Money Matters: Cyprus, read between the lines

Mitchell Thomas, The Daily Record Newswire

Often times in economic history we introspectively reminisce about the beginning of a dramatic perception change that alters the course of earlier intended directions. For example, a succession of rate hikes ultimately thwarted the housing boom in 2007. The first few rate hikes were clearly considered inconsequential, meanwhile, the path to the destiny of our housing implosion was being created.

Geographically, Cyprus is an inconspicuous island located in the Mediterranean, north of Lebanon and south of Turkey. Cyprus is inhabited by approximately one million people with the majority being Greek living in the southern portion and a minority of Turkish citizens residing to the north.

Cyprus had been headline bound when it became an obstacle for Turkey to be a full member of the European Union in 2010. A condition established for acceptance by the Union was for Turkey to resolve their differences with the Greeks on the island.

Historically, the citizens of Cyprus have endured hardships in their past. The Turkish military invasion in 1974 disenfranchised the Greek population in their settled northern portion of the island, forcing a migration to the south. A highly contentious issue filled with harsh memories of economic distress and emotional turmoil has not softened with time.

Unsuccessful with a compromise, this issue still lingers, obstructing Turkey’s full acceptance into the union and restricting their growth potential. However, never be totally led by the vociferous actions of those in control when ulterior motives are being masked with another issue. Ponder the possibility that the apprehension by the European Union is that Turkey would be the only Muslim nation allowed to join.

Cyprus, the third smallest member of the European Union, made headline news most recently when requesting a bailout for their banking sector from the ECB. The Troika’s bellicose response was unprecedented from previous sovereign bailouts by requiring depositors to take a 60 percent haircut after the first 100,000 Euros were exempt.

The confiscation of depositor’s assets was sending a message to the remaining members that your deposit is in jeopardy if your country seeks a bailout.

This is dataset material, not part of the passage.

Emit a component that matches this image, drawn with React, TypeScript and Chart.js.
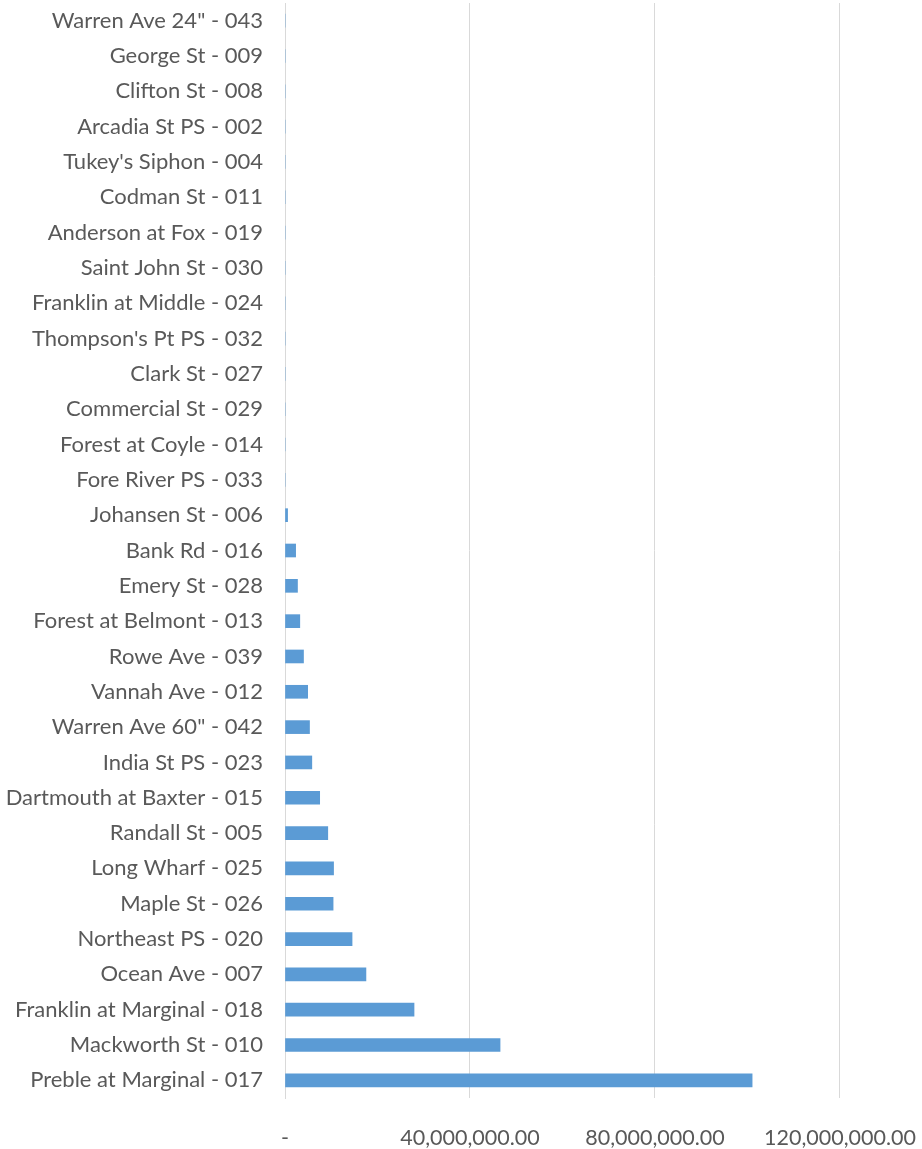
import React, { useEffect, useRef } from "react";
import { Chart, registerables } from "chart.js";

Chart.register(...registerables);

const categories: string[] = [
  'Warren Ave 24" - 043',
  "George St - 009",
  "Clifton St - 008",
  "Arcadia St PS - 002",
  "Tukey's Siphon - 004",
  "Codman St - 011",
  "Anderson at Fox - 019",
  "Saint John St - 030",
  "Franklin at Middle - 024",
  "Thompson's Pt PS - 032",
  "Clark St - 027",
  "Commercial St - 029",
  "Forest at Coyle - 014",
  "Fore River PS - 033",
  "Johansen St - 006",
  "Bank Rd - 016",
  "Emery St - 028",
  "Forest at Belmont - 013",
  "Rowe Ave - 039",
  "Vannah Ave - 012",
  'Warren Ave 60" - 042',
  "India St PS - 023",
  "Dartmouth at Baxter - 015",
  "Randall St - 005",
  "Long Wharf - 025",
  "Maple St - 026",
  "Northeast PS - 020",
  "Ocean Ave - 007",
  "Franklin at Marginal - 018",
  "Mackworth St - 010",
  "Preble at Marginal - 017",
];

const values: number[] = [
  0, 0, 0, 0, 0, 0, 0, 0, 0, 0, 0, 0, 0, 0,
  560000,
  2300000,
  2700000,
  3200000,
  4000000,
  4900000,
  5300000,
  5800000,
  7500000,
  9250000,
  10500000,
  10400000,
  14500000,
  17500000,
  27900000,
  46500000,
  101000000,
];

const xTicks: number[] = [0, 40000000, 80000000, 120000000];
const xMax = 137300000;

export default function App() {
  const ref = useRef<HTMLCanvasElement | null>(null);

  useEffect(() => {
    if (!ref.current) return;
    const yFont = { family: "Lato, 'Liberation Sans Narrow', sans-serif", size: 22 };
    const xFont = { family: "Lato, 'Liberation Sans Narrow', sans-serif", size: 21.5 };
    const chart = new Chart(ref.current, {
      type: "bar",
      data: {
        labels: categories,
        datasets: [
          {
            data: values,
            backgroundColor: "#5B9BD5",
            borderWidth: 0,
            barThickness: 13,
          },
        ],
      },
      options: {
        indexAxis: "y",
        animation: false,
        responsive: true,
        maintainAspectRatio: false,
        layout: { padding: { top: 3, right: 2, left: 0, bottom: 0 } },
        plugins: { legend: { display: false }, tooltip: { enabled: false } },
        scales: {
          x: {
            min: 0,
            max: xMax,
            afterBuildTicks: (scale: any) => {
              scale.ticks = xTicks.map((v) => ({ value: v }));
            },
            afterFit: (scale: any) => {
              scale.height = 51;
              scale.paddingLeft = 0;
              scale.paddingRight = 0;
            },
            grid: { color: "#d9d9d9", drawTicks: false, lineWidth: 1 },
            border: { display: false },
            ticks: {
              color: "#595959",
              font: xFont,
              padding: 27,
              maxRotation: 0,
              callback: (v: any) =>
                Number(v) === 0
                  ? "-"
                  : Number(v).toLocaleString("en-US", {
                      minimumFractionDigits: 2,
                      maximumFractionDigits: 2,
                    }),
            },
          },
          y: {
            afterFit: (scale: any) => {
              scale.width = 285;
              scale.paddingTop = 0;
              scale.paddingBottom = 0;
            },
            grid: { display: false, drawTicks: false },
            border: { display: true, color: "#d9d9d9", width: 1 },
            ticks: {
              color: "#595959",
              font: yFont,
              padding: 22,
              autoSkip: false,
            },
          },
        },
      },
    });
    return () => chart.destroy();
  }, []);

  return (
    <div style={{ position: "absolute", left: 0, top: 0, width: 922, height: 1149, background: "#fff" }}>
      <canvas ref={ref} />
    </div>
  );
}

The judge’s gavel fell, the decision was made and regardless of their reasoning, a violation of the covenants to the union membership occurred. In reality this was a test balloon frequently used by politicians for a public response and a testimony to their power and intentions.

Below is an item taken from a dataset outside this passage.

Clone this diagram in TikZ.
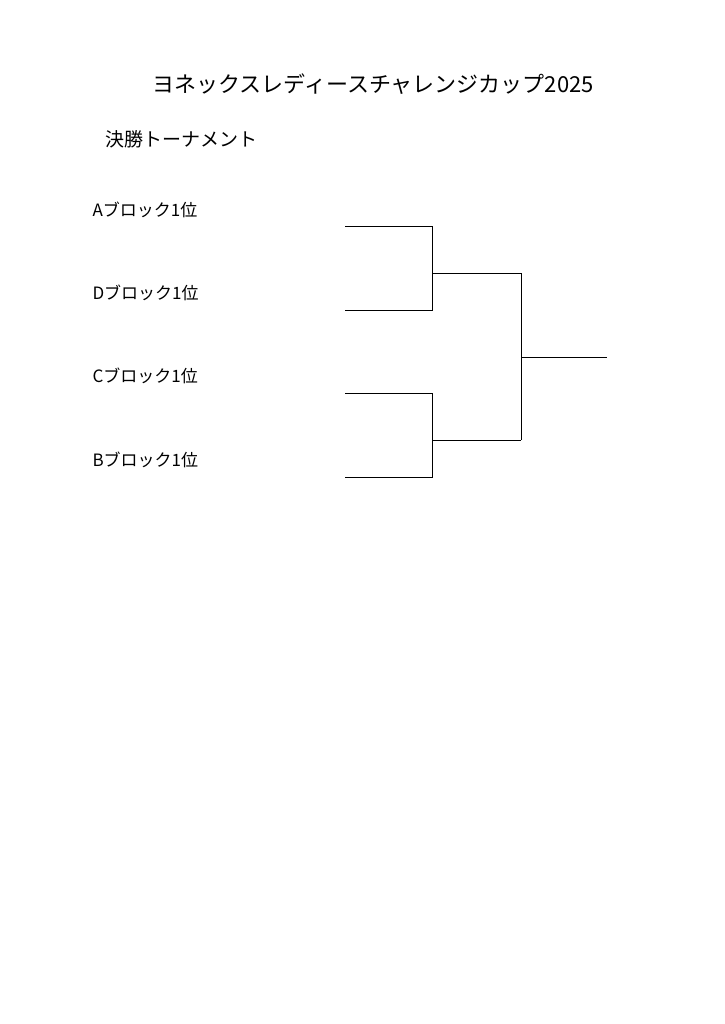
\documentclass[tikz,border=0pt]{standalone}
\usepackage{fontspec}
\setmainfont{Noto Sans CJK JP}
\begin{document}
\begin{tikzpicture}[x=1pt,y=-1pt,line width=1pt,
  lbl/.style={anchor=west,inner sep=0pt,font=\fontsize{17}{19}\selectfont}]
\useasboundingbox (0,0) rectangle (724,1024);
\node[inner sep=0pt,font=\fontsize{22}{25}\selectfont] (title) at (373,84) {ヨネックスレディースチャレンジカップ2025};
\node[anchor=west,inner sep=0pt,font=\fontsize{19}{21}\selectfont] (sub) at (105,139) {決勝トーナメント};
\node[lbl] (a) at (92,210) {Aブロック1位};
\node[lbl] (d) at (92,293) {Dブロック1位};
\node[lbl] (c) at (92,376) {Cブロック1位};
\node[lbl] (b) at (92,460) {Bブロック1位};
\coordinate (a1) at (345,227); \coordinate (d1) at (345,310);
\coordinate (c1) at (345,393); \coordinate (b1) at (345,477);
\coordinate (s1) at (521,273); \coordinate (s2) at (521,440);
\coordinate (w) at (607,357);
\draw (a1) -- (432,227) -- (432,310) -- (d1);
\draw (432,273) -- (s1);
\draw (c1) -- (432,393) -- (432,477) -- (b1);
\draw (432,440) -- (s2);
\draw (s1) -- (s2);
\draw (521,357) -- (w);
\end{tikzpicture}
\end{document}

The banking system in Cyprus expanded with deposits to 343 percent of their GDP of 23 billion Euros, exponentially creating risk. Unsustainable, the Cypriot banking system became too large for the state to honor its deposit guarantee without external assistance.

Accusations lodged by the ECB were directed at the banking sector conducting a money laundering center for Russian citizens. Capital movements were suspicious and 60 percent of the deposits coming from outside the citizenship were contentious in the negotiating process with the Troika, thus the penalty.

However, if these deposits were from ill-gotten gains by avoiding taxes and reporting procedures, then why have many large banks domiciled in the major European countries vying for these funds? If the charges lodged were authentic, then a transfer to another bank doesn’t change the source.

In June 2012, Greece required a second bailout causing holders of their sovereign debt to take a 75 percent loss to the face value of their bonds. Cyprus purchased these bonds before this event and were assured that the ECB would do whatever was necessary to maintain a semblance of order and value. This event was the tipping point for the Cyprus’ banking sector, unable to maintain liquid capital
reserves from losses incurred from the Greece scenario.

Complex decisions on sovereign debt have far reaching repercussions. Could Cyprus be the template the Troika implements in the future? Could this be the beginning of countries voluntarily leaving the European Central Bank’s autonomy? Could forcing austerity without a growth plan impose disastrous implications that will prolong the anguish citizens will have to endure?

These questions will only be answered with time. Investors are not naive enough to believe that the temporary submerging of a problem by the central bank will simply allow the issue to vanish. Ultimately, the inference as the issue resurfaces creates a contagion situation. Investors are reluctant to wait for an ominous inevitable scenario and are moving capital to other globally solid central banks. Credibility becomes questionable for the Troika going forward.

Speaking personally with citizens of Cyprus, they distrust the Troika, their own sovereign bank and their private banks. However, they are optimistic that after a few years of a severe struggle, they will have a revitalized economy. Logistically, the potential of a large natural gas and oil discovery off their shores is currently being drilled by Noble Energy, offering the realized economic hope.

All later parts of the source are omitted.